Stress-test with simulation scenarios. Don't just calculate the chain on paper — run the scenario. What if authentication recovers in two hours instead of four because you got lucky? What if it takes six because the backup also failed? What if DNS recovers first but the firewall rules weren't restored and traffic can't flow? Simulation exposes the failure modes that paper analysis misses. It's the difference between knowing the relay race time in theory and actually running the race.

The Maintenance Problem

Even if you do all three of those things perfectly today, the map is wrong by next month. Engineering teams deploy new services. Dependencies shift. A team migrates authentication from on-premises AD to a cloud identity provider and the entire dependency chain changes. Someone adds a new third-party integration and doesn't tell the BCM coordinator because the feedback loop between deployments and continuity documentation doesn't exist.

Creating the dependency map isn't the hard part. Keeping it current as infrastructure changes — that's where it falls apart. Static diagrams decay. Manual inventories go stale. And the RTO numbers that were honest when you calculated them become fiction again within weeks.

The organizations that solve this don't solve it with better discipline. They solve it by making the dependency map a living artifact that updates when infrastructure changes, not when someone remembers to update a spreadsheet.

The Bottom Line

Your RTO is not a number.
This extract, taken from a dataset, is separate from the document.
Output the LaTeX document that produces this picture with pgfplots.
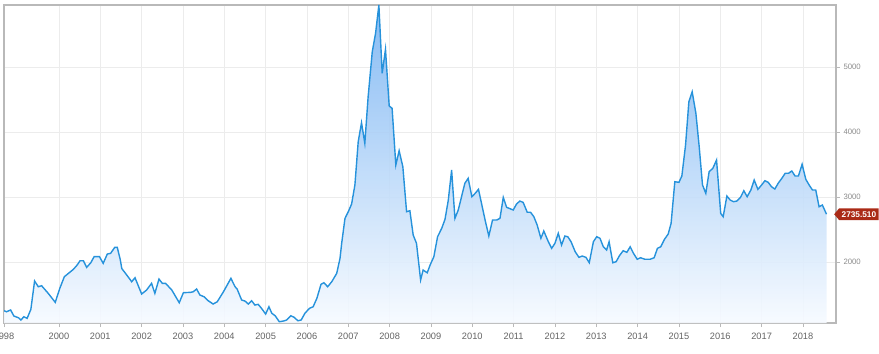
\documentclass[border=0pt]{standalone}
\usepackage{pgfplots}
\pgfplotsset{compat=1.18}
\usepackage{pgfplotstable}
\usepackage{fontspec}
\setmainfont{Liberation Sans}
\usetikzlibrary{shapes.symbols}

\definecolor{linec}{RGB}{38,146,219}
\definecolor{topc}{RGB}{122,180,242}
\definecolor{botc}{RGB}{246,250,255}
\definecolor{gridc}{RGB}{236,236,236}
\definecolor{framec}{RGB}{185,185,185}
\definecolor{tagc}{RGB}{170,42,22}
\definecolor{labc}{RGB}{100,100,100}

\pgfplotstableread{
year value
1998.67 1251
1998.73 1235
1998.83 1262
1998.91 1169
1999.02 1143
1999.08 1108
1999.15 1158
1999.23 1134
1999.32 1272
1999.41 1708
1999.50 1620
1999.58 1635
1999.74 1518
1999.91 1380
2000.02 1595
2000.13 1774
2000.23 1826
2000.35 1888
2000.44 1954
2000.51 2020
2000.59 2020
2000.67 1918
2000.77 1989
2000.85 2082
2000.98 2082
2001.07 1980
2001.17 2123
2001.25 2134
2001.35 2226
2001.41 2226
2001.48 2046
2001.52 1900
2001.64 1800
2001.76 1697
2001.84 1758
2002.00 1508
2002.12 1569
2002.24 1672
2002.32 1518
2002.42 1738
2002.50 1672
2002.58 1672
2002.73 1569
2002.91 1374
2003.01 1528
2003.19 1534
2003.25 1543
2003.33 1585
2003.41 1492
2003.51 1466
2003.61 1405
2003.73 1354
2003.83 1389
2003.98 1543
2004.16 1749
2004.26 1620
2004.31 1585
2004.42 1415
2004.50 1400
2004.58 1354
2004.66 1405
2004.74 1338
2004.82 1349
2004.90 1288
2005.00 1200
2005.08 1312
2005.15 1211
2005.23 1174
2005.33 1082
2005.43 1092
2005.51 1108
2005.61 1174
2005.69 1149
2005.78 1097
2005.86 1108
2005.95 1211
2006.06 1288
2006.15 1312
2006.24 1442
2006.34 1657
2006.41 1682
2006.50 1620
2006.60 1697
2006.72 1826
2006.80 2057
2006.84 2288
2006.92 2672
2007.00 2774
2007.08 2892
2007.16 3185
2007.24 3851
2007.32 4143
2007.40 3826
2007.48 4543
2007.58 5235
2007.66 5519
2007.74 5954
2007.82 4903
2007.90 5272
2007.99 4400
2008.06 4365
2008.15 3492
2008.23 3712
2008.32 3466
2008.41 2774
2008.49 2789
2008.57 2415
2008.65 2288
2008.75 1723
2008.81 1877
2008.91 1835
2008.98 1954
2009.07 2082
2009.16 2389
2009.26 2518
2009.34 2657
2009.42 2954
2009.50 3415
2009.58 2672
2009.66 2800
2009.74 3005
2009.82 3211
2009.90 3288
2009.99 3005
2010.07 3057
2010.15 3118
2010.31 2646
2010.40 2400
2010.49 2646
2010.59 2646
2010.67 2672
2010.75 2995
2010.83 2842
2010.99 2800
2011.07 2892
2011.15 2938
2011.23 2918
2011.33 2765
2011.41 2765
2011.49 2697
2011.57 2569
2011.66 2365
2011.73 2477
2011.84 2312
2011.92 2211
2012.00 2288
2012.08 2442
2012.16 2262
2012.24 2400
2012.31 2389
2012.39 2312
2012.49 2158
2012.58 2072
2012.66 2092
2012.75 2072
2012.83 1989
2012.93 2312
2013.01 2389
2013.09 2365
2013.17 2235
2013.25 2185
2013.31 2312
2013.40 1989
2013.48 2005
2013.56 2097
2013.65 2174
2013.74 2149
2013.82 2235
2013.90 2134
2013.99 2042
2014.07 2066
2014.18 2042
2014.30 2042
2014.40 2066
2014.48 2211
2014.56 2235
2014.65 2349
2014.74 2431
2014.81 2595
2014.90 3235
2015.00 3226
2015.07 3323
2015.16 3800
2015.24 4466
2015.32 4620
2015.41 4288
2015.49 3774
2015.57 3185
2015.65 3057
2015.73 3389
2015.82 3442
2015.91 3569
2016.01 2749
2016.07 2697
2016.16 3015
2016.24 2954
2016.32 2928
2016.40 2938
2016.49 2995
2016.57 3097
2016.65 3005
2016.74 3108
2016.82 3262
2016.91 3118
2017.00 3185
2017.08 3251
2017.16 3226
2017.24 3158
2017.32 3123
2017.40 3211
2017.49 3288
2017.57 3365
2017.65 3365
2017.73 3400
2017.81 3323
2017.89 3323
2017.98 3503
2018.07 3272
2018.15 3185
2018.23 3108
2018.31 3108
2018.39 2851
2018.47 2877
2018.57 2735.51
}\shdata

\begin{document}
\begin{tikzpicture}
\begin{axis}[
  scale only axis, width=832bp, height=318bp,
  xmin=1998.67, xmax=2018.80, ymin=1062, ymax=5954,
  axis line style={framec, line width=1.3bp},
  xtick={1998.67,2000,2001,2002,2003,2004,2005,2006,2007,2008,2009,2010,2011,2012,2013,2014,2015,2016,2017,2018},
  xticklabels={1998,2000,2001,2002,2003,2004,2005,2006,2007,2008,2009,2010,2011,2012,2013,2014,2015,2016,2017,2018},
  ytick={2000,3000,4000,5000},
  yticklabels={2000,3000,4000,5000},
  xtick pos=bottom, ytick pos=right, yticklabel pos=right,
  grid=major, major grid style={gridc, line width=0.8bp},
  tick align=outside, major tick length=4bp,
  tick style={framec, line width=0.8bp},
  xticklabel style={font=\fontsize{9.3}{10}\selectfont, text=labc, yshift=-3bp},
  yticklabel style={font=\fontsize{7.8}{9}\selectfont, text=labc!75},
  /pgf/number format/assume math mode=true,
]
\addplot[draw=none, top color=topc, bottom color=botc, fill opacity=0.9] table[x=year,y=value]{\shdata} \closedcycle;
\addplot[linec, line width=1.4bp, mark=none] table[x=year,y=value]{\shdata};
\coordinate (bl) at (rel axis cs:0,0);
\coordinate (tr) at (rel axis cs:1,1);
\coordinate (tagpt) at (axis cs:2018.75,2735.51);
\end{axis}
\node[shape=signal, signal to=west, signal pointer angle=100, fill=tagc, text=white,
  font=\bfseries\fontsize{8.3}{9}\selectfont, inner xsep=2.5bp, inner ysep=3bp, anchor=west] at (tagpt) {2735.510};
\pgfresetboundingbox
\path[use as bounding box] ([shift={(-4bp,-31bp)}]bl) rectangle ([shift={(43bp,5bp)}]tr);
\end{tikzpicture}
\end{document}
It's a chain. And unless you've mapped every link in that chain, sequenced the recovery path, and stress-tested it against realistic failure scenarios, the number in your BCP is a guess wearing a suit.

The email team's one-hour RTO was technically correct for their system. But the business didn't experience a one-hour outage. It experienced an eleven-hour outage. The difference between those two numbers is the dependency chain that nobody mapped, nobody sequenced, and nobody tested.

Every RTO in your plan right now has a dependency chain behind it. The question is whether you know what's in that chain — or whether you'll find out during the next outage.